With the pandemic still raging, it is 2021 after all, we’re headed into not just another full lockdown for this Eid, but an entire movement ban. What this means is that wherever I am starting at 5:00pm today, July 19, 2021 (which is in 3.5 hours) is where I have to stay until 4am on Saturday, July 24th. Originally this movement ban was going to end one day earlier, but the Supreme Committee has just recently decided to extend it.

The grocery stores for the last few days have been abuzz, wild chaotic places of mayhem and excitement with everyone gathering what will be needed to stay in their homes completely for four days. Since families in Oman are very big, with one couple usually having 6 to 7 to 8 to 9 to 12 or 14 children, this is no doubt quite a feat to prepare for and stay inside for 4 days. I’m sure they have freezers much bigger than mine and will be cooking quite a fair amount of rice.

This morning I left my house at 7:30am, picked up a friend, and headed to the biggest grocery store in our town at the time of their opening. The parking lot at 8:00am was already crammed full. It felt like Black Friday in America. The store was pure chaos with workers re-filling shelves as Omani men in their white flowing gowns and Omani women all in black filled up carts and mused over items. Kids ran through the aisles. I passed Pakistanis and groups of Filipinos stocking up for the movement ban. The store only had one kind of mangoes left, which is unheard of in Oman. The fresh berries that I had planned to purchase were nowhere to be seen. The only fresh chicken for sale was a brand that my friend scoffed at, while I put two in my small trolly. I have not lived in Oman long enough to be picky about chicken brands.

Rubbing shoulders with the locals and dodging carts, I felt more alive than I have in some ways in weeks. As an introvert, I do not mind staying inside. But there is no doubt that due to covid and the summer heat, I have lived in a world within a world in Oman. I really have no Omani friends (except for some male ‘friends’ who I can’t spend time with one on one least they get the wrong idea). I have no real connection to the world around me. It feels strange when I stop to think about it. If I am honest, I feel very much on the outside. Running errands today on the eve of Eid made me feel just a tiny bit involved in what is going on in the culture as a whole.

Rather than going home directly after dropping off my friend at his house, I found myself pulling into another parking lot. While everyone milled about down stairs, I took the escalator upstairs and serenely observed the racks of towels, bedsheets, luggage, pressure cookers, and clothing. I looked in a mirror and noticed I’d put my light kimono-style cardigan on backwards, not wanting to expose my shoulders in public, I did nothing about it.

Downstairs, I bought ghee, chocolate chips, and more water bottles. Not completely unnecessary items. After the second grocery store, I marveled outside at the 10:00am traffic but instead of heading home, I stopped at the Post Office, wished the guys inside an ‘Eid Mubarak’ and asked them to look for a package that probably won’t arrive until next week, if that.

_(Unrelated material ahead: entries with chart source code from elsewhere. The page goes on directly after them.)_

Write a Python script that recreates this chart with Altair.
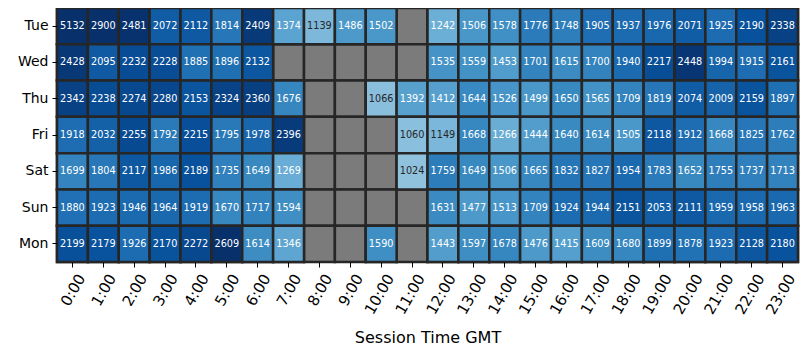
import altair as alt
import pandas as pd

days = ["Tue", "Wed", "Thu", "Fri", "Sat", "Sun", "Mon"]
hours = [f"{h}:00" for h in range(24)]
N = None

tue = [5132, 2900, 2481, 2072, 2112, 1814, 2409, 1374, 1139, 1486, 1502, N, 1242, 1506, 1578, 1776, 1748, 1905, 1937, 1976, 2071, 1925, 2190, 2338]
wed = [2428, 2095, 2232, 2228, 1885, 1896, 2132, N, N, N, N, N, 1535, 1559, 1453, 1701, 1615, 1700, 1940, 2217, 2448, 1994, 1915, 2161]
thu = [2342, 2238, 2274, 2280, 2153, 2324, 2360, 1676, N, N, 1066, 1392, 1412, 1644, 1526, 1499, 1650, 1565, 1709, 1819, 2074, 2009, 2159, 1897]
fri = [1918, 2032, 2255, 1792, 2215, 1795, 1978, 2396, N, N, N, 1060, 1149, 1668, 1266, 1444, 1640, 1614, 1505, 2118, 1912, 1668, 1825, 1762]
sat = [1699, 1804, 2117, 1986, 2189, 1735, 1649, 1269, N, N, N, 1024, 1759, 1649, 1506, 1665, 1832, 1827, 1954, 1783, 1652, 1755, 1737, 1713]
sun = [1880, 1923, 1946, 1964, 1919, 1670, 1717, 1594, N, N, N, N, 1631, 1477, 1513, 1709, 1924, 1944, 2151, 2053, 2111, 1959, 1958, 1963]
mon = [2199, 2179, 1926, 2170, 2272, 2609, 1614, 1346, N, N, 1590, N, 1443, 1597, 1678, 1476, 1415, 1609, 1680, 1899, 1878, 1923, 2128, 2180]

rows = [tue, wed, thu, fri, sat, sun, mon]

records = []
for d, vals in zip(days, rows):
    for h, v in zip(hours, vals):
        records.append({"day": d, "hour": h, "value": v})
df = pd.DataFrame(records)

blues9 = ["#f7fbff", "#deebf7", "#c6dbef", "#9ecae1", "#6baed6",
          "#4292c6", "#2171b5", "#08519c", "#08306b"]
vmax = 2500
dom = [vmax * i / 8 for i in range(9)]

x_enc = alt.X("hour:O", sort=hours, title="Session Time GMT",
              axis=alt.Axis(labelAngle=-60, labelAlign="right", labelBaseline="middle",
                            labelOffset=9, labelPadding=8, tickSize=5, domain=False,
                            labelFontSize=15, titlePadding=13))
y_enc = alt.Y("day:O", sort=days, title=None,
              axis=alt.Axis(tickSize=5, labelPadding=4, domain=False))

base = alt.Chart(df)

gray = base.mark_rect(fill="#7b7b7b", stroke="#262626", strokeWidth=2.5).encode(x=x_enc, y=y_enc)

colored = base.transform_filter("datum.value != null").mark_rect(
    stroke="#262626", strokeWidth=2.5).encode(
    x=x_enc, y=y_enc,
    color=alt.Color("value:Q", scale=alt.Scale(domain=dom, range=blues9, clamp=True,
                                               interpolate="rgb"), legend=None))

text = base.transform_filter("datum.value != null").mark_text(
    fontSize=9.7, font="DejaVu Sans").encode(
    x=x_enc, y=y_enc,
    text=alt.Text("value:Q", format="d"),
    color=alt.condition("datum.value < 1200", alt.value("#262626"), alt.value("white")))

chart = alt.layer(gray, colored, text).properties(
    width=741, height=254,
    autosize=alt.AutoSizeParams(type="none"),
    padding={"left": 49, "top": 0, "right": 4, "bottom": 98},
).configure_view(stroke=None).configure_axis(
    labelFont="DejaVu Sans", labelFontSize=14, labelColor="black",
    titleFont="DejaVu Sans", titleFontSize=16, titleFontWeight="normal", titleColor="black",
    tickColor="black", tickWidth=1,
)

chart.save("out.html", embed_options={"renderer": "svg", "actions": False})
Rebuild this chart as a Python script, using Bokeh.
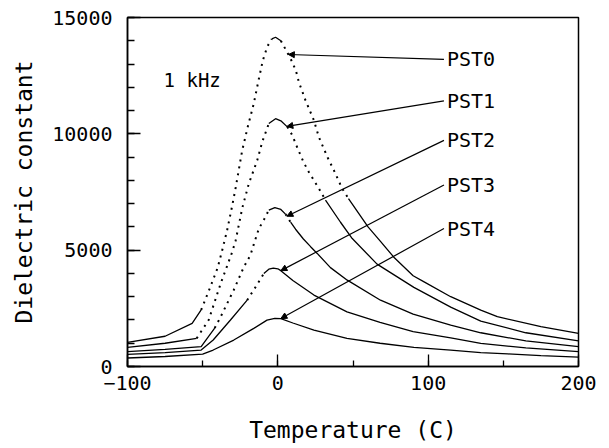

Truth is that I wish I had more of a connection to Omani culture. By this time in Korea and China, I had eaten numerous meals with local people and had had them take me under their wing, had established some real sort of connection and had learned a fair amount about the culture. Here in Oman, things are different. I hope that the pandemic is to blame but my friends tell me otherwise.